Earthquake survivors attend a class in an open-air school in the earthquake-devastated city of Muzaffarabad, Pakistan, November 25, 2005.
In this study, a team of neuroscientists and psychologists led by Amy Finn, at MIT's McGovern Institute for Brain Research, observed that the harder an adult makes an attempt to learn a new language, the worse they perform.
"We found that effort helps you in most situations, for things like figuring out what the units of language that you need to know are, and basic ordering of elements. But when trying to learn morphology, at least in this artificial language we created, it's actually worse when you try," Finn says.
The findings got published in the July 21 issue of PLOS ONE.
Children always do better than adults in learning language, the report suggests.

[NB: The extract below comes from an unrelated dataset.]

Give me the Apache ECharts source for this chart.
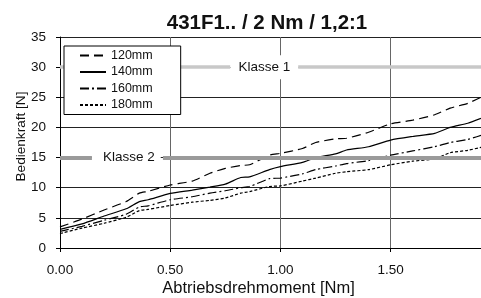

In the experimental set up, nine nonsense words were included, each with two syllables. Every word fell into one of three categories (A, B, and C), defined by the order of consonant and vowel sounds.
At first, the participants were asked to listen to the artificial language for 10 minutes. One group was requested not to overanalyse whereas the other group was told to try to identify the words.
It was found that each group heard the same recording.
Both groups were good at word segmentation, even though the group that tried harder did a bit better.
Finally they were asked to judge if the new word was in the correct location and it was observed that the participants who were asked to pay closer attention to the original word stream performed much worse than those who had listened more passively.
"It's likely to be the procedural memory system that's really important for learning these difficult morphological aspects of language. In fact, when you use the declarative memory system, it doesn't help you, it harms you," Finn says.
Future investigations are required to know if it is possible for the adults to overcome this language-learning obstacle.